Our standard theological understanding of the so called Fall in the Garden is that the event damaged the relationship between God and Adam and subsequently all of humanity. It is assumed that before Adam gained the knowledge of good and evil that he and God had the perfect relationship, the one God preferred and always intended to be.
Seemingly, if the relationship between God and Adam before the Fall was perfect, then that perfect relationship required Adam’s ignorance of moral and ethical precepts. In other words as long as Adam stayed in a childlike state of moral obliviousness, then God was satisfied with the kind of interactions He and Adam could have.
It sounds much like the relationship human parents have with an infant, enjoyable, but not one that is designed to last forever. Yes, we parents do sometimes feel a desire to halt our child’s growth and development so that we can prolong the simplicity and satisfaction of nurturing a totally dependent and attached infant or toddler.

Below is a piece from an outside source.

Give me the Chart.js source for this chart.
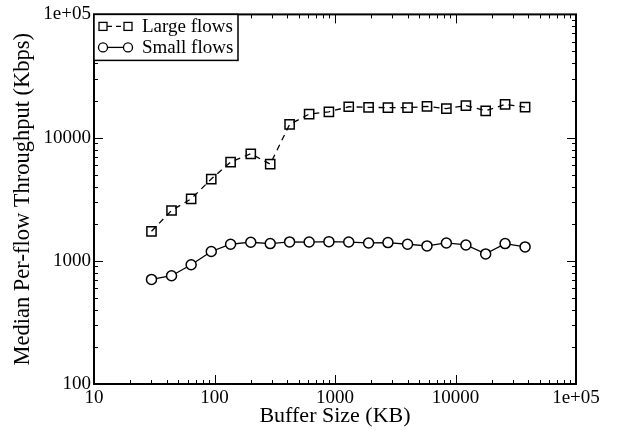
<!DOCTYPE html>
<html>
<head>
<meta charset="utf-8">
<script src="https://cdn.jsdelivr.net/npm/chart.js@4"></script>
<style>
html,body{margin:0;padding:0;background:#fff;}
#wrap{width:620px;height:433px;position:relative;}
</style>
</head>
<body>
<div id="wrap"><canvas id="c" width="620" height="433"></canvas></div>
<script>
// ---- data ----
const bufferKB   = [30, 44, 64, 94, 136, 200, 290, 420, 610, 890, 1300, 1900, 2750, 4000, 5800, 8400, 12200, 17800, 25800, 37800];
const largeFlows = [1735, 2560, 3180, 4610, 6320, 7390, 6090, 12800, 15500, 16200, 17800, 17600, 17500, 17500, 17900, 17200, 18200, 16500, 18600, 17700];
const smallFlows = [706, 757, 929, 1190, 1363, 1415, 1379, 1424, 1420, 1431, 1420, 1396, 1405, 1363, 1321, 1396, 1345, 1138, 1379, 1297];
const seriesNames = ['Large flows', 'Small flows'];
const xTickValues = [10, 100, 1000, 10000, 100000];
const xTickLabels = ['10', '100', '1000', '10000', '1e+05'];
const yTickValues = [100, 1000, 10000, 100000];
const yTickLabels = ['100', '1000', '10000', '1e+05'];
const xTitle = 'Buffer Size (KB)';
const yTitle = 'Median Per-flow Throughput (Kbps)';

const FONT = '"Liberation Serif", "Times New Roman", serif';

const toPts = (xs, ys) => xs.map((x, i) => ({x: x, y: ys[i]}));

function minorVals(min, max) {
  const out = [];
  for (let d = min; d < max; d *= 10) {
    for (let k = 1; k <= 9; k++) {
      const v = d * k;
      if (v >= min && v <= max) out.push({v: v, major: k === 1});
    }
  }
  out.push({v: max, major: true});
  return out;
}

const framePlugin = {
  id: 'frame',
  afterDatasetsDraw(chart) {
    const ctx = chart.ctx;
    const a = chart.chartArea;
    const xs = chart.scales.x, ys = chart.scales.y;
    ctx.save();
    ctx.strokeStyle = '#000';
    ctx.lineWidth = 1;
    ctx.beginPath();
    minorVals(10, 100000).forEach(t => {
      const px = Math.round(xs.getPixelForValue(t.v)) + 0.5;
      const L = t.major ? 9 : 4;
      ctx.moveTo(px, a.bottom); ctx.lineTo(px, a.bottom - L);
      ctx.moveTo(px, a.top); ctx.lineTo(px, a.top + L);
    });
    minorVals(100, 100000).forEach(t => {
      const py = Math.round(ys.getPixelForValue(t.v)) + 0.5;
      const L = t.major ? 9 : 4;
      ctx.moveTo(a.left, py); ctx.lineTo(a.left + L, py);
      ctx.moveTo(a.right, py); ctx.lineTo(a.right - L, py);
    });
    ctx.stroke();
    ctx.lineWidth = 2;
    ctx.strokeRect(a.left, a.top, a.right - a.left, a.bottom - a.top);
    ctx.restore();
  },
  afterDraw(chart) {
    const ctx = chart.ctx;
    const a = chart.chartArea;
    ctx.save();
    const bx = a.left, by = a.top, bw = 144, bh = 46;
    ctx.fillStyle = '#fff';
    ctx.fillRect(bx, by, bw, bh);
    ctx.strokeStyle = '#000';
    ctx.lineWidth = 1.5;
    ctx.strokeRect(bx, by, bw, bh);
    const rows = [by + 12, by + 33];
    const m1 = bx + 9, m2 = bx + 34;
    // row 1: squares with dashed line
    ctx.lineWidth = 1.3;
    ctx.setLineDash([5, 4]);
    ctx.beginPath(); ctx.moveTo(m1 + 4, rows[0]); ctx.lineTo(m2 - 4, rows[0]); ctx.stroke();
    ctx.setLineDash([]);
    [m1, m2].forEach(cx => { ctx.strokeRect(cx - 4, rows[0] - 4, 8, 8); });
    // row 2: circles with solid line
    ctx.beginPath(); ctx.moveTo(m1, rows[1]); ctx.lineTo(m2, rows[1]); ctx.stroke();
    [m1, m2].forEach(cx => {
      ctx.beginPath(); ctx.arc(cx, rows[1], 4.5, 0, Math.PI * 2);
      ctx.fillStyle = '#fff'; ctx.fill(); ctx.stroke();
    });
    ctx.fillStyle = '#000';
    ctx.font = '19px ' + FONT;
    ctx.textBaseline = 'middle';
    ctx.textAlign = 'left';
    ctx.fillText(seriesNames[0], bx + 48, rows[0] + 1);
    ctx.fillText(seriesNames[1], bx + 48, rows[1] + 1);
    ctx.restore();
  }
};

new Chart(document.getElementById('c'), {
  type: 'scatter',
  data: {
    datasets: [
      {
        label: seriesNames[0],
        data: toPts(bufferKB, largeFlows),
        showLine: true,
        borderColor: '#000',
        borderWidth: 1.3,
        borderDash: [6, 5],
        pointStyle: 'rect',
        pointRadius: 6.5,
        pointBorderWidth: 1.5,
        pointBackgroundColor: 'rgba(0,0,0,0)',
        pointBorderColor: '#000'
      },
      {
        label: seriesNames[1],
        data: toPts(bufferKB, smallFlows),
        showLine: true,
        borderColor: '#000',
        borderWidth: 1.3,
        pointStyle: 'circle',
        pointRadius: 5,
        pointBorderWidth: 1.5,
        pointBackgroundColor: '#fff',
        pointBorderColor: '#000'
      }
    ]
  },
  options: {
    responsive: false,
    animation: false,
    devicePixelRatio: 1,
    layout: {padding: {top: 12, right: 44, left: 0, bottom: 0}},
    plugins: {legend: {display: false}, tooltip: {enabled: false}},
    scales: {
      x: {
        type: 'logarithmic',
        min: 10, max: 100000,
        afterFit(s) { s.height = 49; },
        afterBuildTicks(s) { s.ticks = xTickValues.map(v => ({value: v, major: true})); },
        grid: {display: false, drawTicks: false},
        border: {display: false},
        ticks: {
          autoSkip: false, maxRotation: 0, padding: 3, color: '#000',
          font: {family: FONT, size: 19},
          callback: (v) => { const i = xTickValues.indexOf(v); return i >= 0 ? xTickLabels[i] : ''; }
        },
        title: {display: true, text: xTitle, color: '#000', font: {family: FONT, size: 22}, padding: {top: 0, bottom: 4}}
      },
      y: {
        type: 'logarithmic',
        min: 100, max: 100000,
        afterFit(s) { s.width = 94; },
        afterBuildTicks(s) { s.ticks = yTickValues.map(v => ({value: v, major: true})); },
        grid: {display: false, drawTicks: false},
        border: {display: false},
        ticks: {
          autoSkip: false, padding: 3, color: '#000',
          font: {family: FONT, size: 19},
          callback: (v) => { const i = yTickValues.indexOf(v); return i >= 0 ? yTickLabels[i] : ''; }
        },
        title: {display: true, text: yTitle, color: '#000', font: {family: FONT, size: 22.5}, padding: {top: 10, bottom: 0}}
      }
    }
  },
  plugins: [framePlugin]
});
</script>
</body>
</html>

But that is not the plan; and we ultimately come to realize that a much deeper relationship can only be achieved when two individuals interact in ways to better understand and react to one another. Deep relationships require intimacy, the sharing of thoughts and emotions, acts of mutual support.
In other words a relationship between a mature and a yet immature person can only be worthwhile if the less developed person is encouraged to mature. The more developed person should promote that maturing in his own best interests. To deny or restrain that maturing process would serve to destroy rather than maintain the relationship.

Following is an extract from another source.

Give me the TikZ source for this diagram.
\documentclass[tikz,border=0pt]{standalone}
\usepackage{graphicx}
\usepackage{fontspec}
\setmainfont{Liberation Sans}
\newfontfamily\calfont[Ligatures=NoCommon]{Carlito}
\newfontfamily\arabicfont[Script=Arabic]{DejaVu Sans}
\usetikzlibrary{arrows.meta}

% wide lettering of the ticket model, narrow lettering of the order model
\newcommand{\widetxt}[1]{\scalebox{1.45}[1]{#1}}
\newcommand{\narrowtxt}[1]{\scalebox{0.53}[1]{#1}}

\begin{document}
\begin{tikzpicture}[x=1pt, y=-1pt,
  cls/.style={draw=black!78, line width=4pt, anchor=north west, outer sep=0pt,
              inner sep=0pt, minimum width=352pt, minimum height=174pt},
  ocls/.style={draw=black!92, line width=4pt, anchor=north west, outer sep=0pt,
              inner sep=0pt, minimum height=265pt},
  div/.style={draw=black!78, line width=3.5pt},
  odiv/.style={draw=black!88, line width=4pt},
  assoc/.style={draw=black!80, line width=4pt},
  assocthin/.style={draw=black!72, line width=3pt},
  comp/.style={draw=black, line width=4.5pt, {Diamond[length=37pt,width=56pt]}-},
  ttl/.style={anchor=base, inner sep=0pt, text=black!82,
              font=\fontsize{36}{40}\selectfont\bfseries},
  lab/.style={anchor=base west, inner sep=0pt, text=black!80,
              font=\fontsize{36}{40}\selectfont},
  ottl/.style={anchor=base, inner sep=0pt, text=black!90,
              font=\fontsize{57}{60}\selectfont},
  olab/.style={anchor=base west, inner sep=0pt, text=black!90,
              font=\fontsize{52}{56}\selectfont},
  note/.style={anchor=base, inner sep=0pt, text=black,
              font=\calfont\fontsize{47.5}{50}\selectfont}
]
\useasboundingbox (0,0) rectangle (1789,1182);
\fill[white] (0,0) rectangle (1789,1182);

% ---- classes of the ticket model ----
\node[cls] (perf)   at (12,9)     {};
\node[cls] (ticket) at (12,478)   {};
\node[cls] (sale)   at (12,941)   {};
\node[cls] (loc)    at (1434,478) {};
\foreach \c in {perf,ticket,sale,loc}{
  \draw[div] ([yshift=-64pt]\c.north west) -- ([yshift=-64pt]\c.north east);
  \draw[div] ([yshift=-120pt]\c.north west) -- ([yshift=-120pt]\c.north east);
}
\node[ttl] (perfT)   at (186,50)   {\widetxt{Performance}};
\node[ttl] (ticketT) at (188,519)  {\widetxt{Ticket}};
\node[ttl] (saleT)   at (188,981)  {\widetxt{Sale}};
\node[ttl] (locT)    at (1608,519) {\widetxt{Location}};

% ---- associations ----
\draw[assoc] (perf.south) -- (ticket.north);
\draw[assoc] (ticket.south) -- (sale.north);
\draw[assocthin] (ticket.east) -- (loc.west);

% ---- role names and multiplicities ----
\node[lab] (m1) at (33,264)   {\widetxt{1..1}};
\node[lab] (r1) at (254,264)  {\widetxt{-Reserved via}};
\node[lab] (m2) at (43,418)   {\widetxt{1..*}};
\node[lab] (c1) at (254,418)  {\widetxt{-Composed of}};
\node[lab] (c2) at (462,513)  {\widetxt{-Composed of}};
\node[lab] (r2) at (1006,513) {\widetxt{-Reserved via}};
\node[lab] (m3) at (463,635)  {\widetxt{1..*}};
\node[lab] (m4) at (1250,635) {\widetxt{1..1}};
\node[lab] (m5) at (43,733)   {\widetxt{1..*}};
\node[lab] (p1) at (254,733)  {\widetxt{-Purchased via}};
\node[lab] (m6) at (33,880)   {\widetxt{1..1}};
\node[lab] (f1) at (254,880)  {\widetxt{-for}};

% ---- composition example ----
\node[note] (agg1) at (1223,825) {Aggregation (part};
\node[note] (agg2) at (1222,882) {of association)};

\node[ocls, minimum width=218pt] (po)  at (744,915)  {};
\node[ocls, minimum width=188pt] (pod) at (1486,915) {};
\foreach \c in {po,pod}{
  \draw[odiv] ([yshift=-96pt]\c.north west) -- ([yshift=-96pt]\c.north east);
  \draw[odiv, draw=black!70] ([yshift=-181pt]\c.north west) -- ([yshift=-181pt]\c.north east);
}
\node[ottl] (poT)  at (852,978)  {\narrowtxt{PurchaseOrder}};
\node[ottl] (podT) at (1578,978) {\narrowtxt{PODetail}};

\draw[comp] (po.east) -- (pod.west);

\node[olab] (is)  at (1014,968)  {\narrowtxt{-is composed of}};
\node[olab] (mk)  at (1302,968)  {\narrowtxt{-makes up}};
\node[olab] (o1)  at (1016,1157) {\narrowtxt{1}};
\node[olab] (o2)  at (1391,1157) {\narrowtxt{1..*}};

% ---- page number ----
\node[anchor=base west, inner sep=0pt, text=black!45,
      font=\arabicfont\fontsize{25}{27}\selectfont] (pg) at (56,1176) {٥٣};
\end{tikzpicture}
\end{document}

The Bible is clear on the point that after the Fall, Adam had increased in his nearness to God in ethical and moral understanding. He had become godlike in potential moral discernment and therefore more able to engage with God as one who was more fully aware of reality as viewed by God. Adam’s increasing knowledge and awareness can be seen as a step forward in his ability to relate to God.
Adam was already in the image and likeness of God before the Fall. He possessed a form of the divine nature and essence. Was it God’s intention that Adam should never grow and mature as a divinely endowed creature? Could Adam actually grow while in ignorance of the requirement to order one’s physical life in accordance with certain essential principles? Could the God of creation be eternally satisfied with the inherent shallowness of a relationship with an infant? These questions are all very pertinent to any inquiry into our understanding of the early Genesis account.

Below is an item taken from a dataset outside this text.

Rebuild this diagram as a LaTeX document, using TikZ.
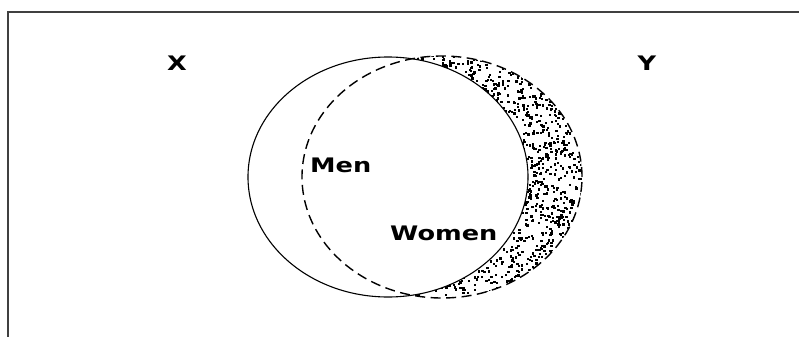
\documentclass[tikz,border=0pt]{standalone}
\usepackage{fontspec}
\setmainfont{DejaVu Sans}
\begin{document}
\begin{tikzpicture}[x=1pt,y=-1pt,
  frameline/.style={draw=black!75,line width=1.6pt},
  solidset/.style={draw=black,line width=1.1pt},
  dashedset/.style={draw=black,line width=1.4pt,dash pattern=on 10pt off 5.5pt},
  lab/.style={inner sep=0pt,font=\fontsize{20}{24}\selectfont\bfseries}]
\useasboundingbox (0,0) rectangle (799,337);
% frame (top and left only)
\coordinate (tl) at (8,12);
\coordinate (tr) at (799,12);
\coordinate (bl) at (8,337);
\draw[frameline] (tr) -- (tl) -- (bl);
% stipple in dashed minus solid
\begin{scope}[even odd rule]
  \clip (415,40) rectangle (600,310);
  \clip (442,177) ellipse [x radius=140pt, y radius=121pt]
        (388,177) ellipse [x radius=140pt, y radius=120pt];
  \pgfmathsetseed{11}
  \foreach \i in {1,...,1900}{
    \pgfmathsetmacro\xx{415+168*rnd}
    \pgfmathsetmacro\yy{56+242*rnd}
    \fill[black] (\xx,\yy) rectangle ++(2.3,-2.3);
  }
\end{scope}
% sets
\draw[solidset] (388,177) ellipse [x radius=140pt, y radius=120pt];
\draw[dashedset] (442,177) ellipse [x radius=140pt, y radius=121pt];
% labels
\node[lab] (X) at (177,63) {\scalebox{1.28}[1]{X}};
\node[lab] (Y) at (647,63) {\scalebox{1.28}[1]{Y}};
\node[lab,anchor=base west] (men) at (310,172) {\scalebox{1.28}[1]{Men}};
\node[lab,anchor=base west] (women) at (390,240) {\scalebox{1.28}[1]{Women}};
\end{tikzpicture}
\end{document}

The real conundrum of the Garden was the fact that the ethical awareness that Adam required in order to have a more mature and meaningful relationship with God was a two-edged sword. On the one hand that awareness provided essential guidance for Adam’s personal life. On the other it made it possible for Adam to engage in unethical and immoral actions in a misguided attempt to control the behaviors of other humans. The Knowledge of Good and Evil pulled him in opposite directions. Only a strict alertness to the potential downside to this newly acquire ethical awareness could prevent Adam and his progeny from a destructive form of “righteousness”.
Thus we have the story of world religions ever since. How do we know what is right and proper? How do we maintain our own propriety? And what is the proper way to encourage others to behave properly?
I have to believe that God is committed to a deep relationship with mankind. That relationship is integral to the creation process; it is the very reason we exist. It is unimaginable to me that The God of Creation would ever be content to retain infants when He could enjoy fellowship with adult children. Whatever else the biblical narrative is about, the story of mankind’s growth in spiritual maturity is logically an essential part.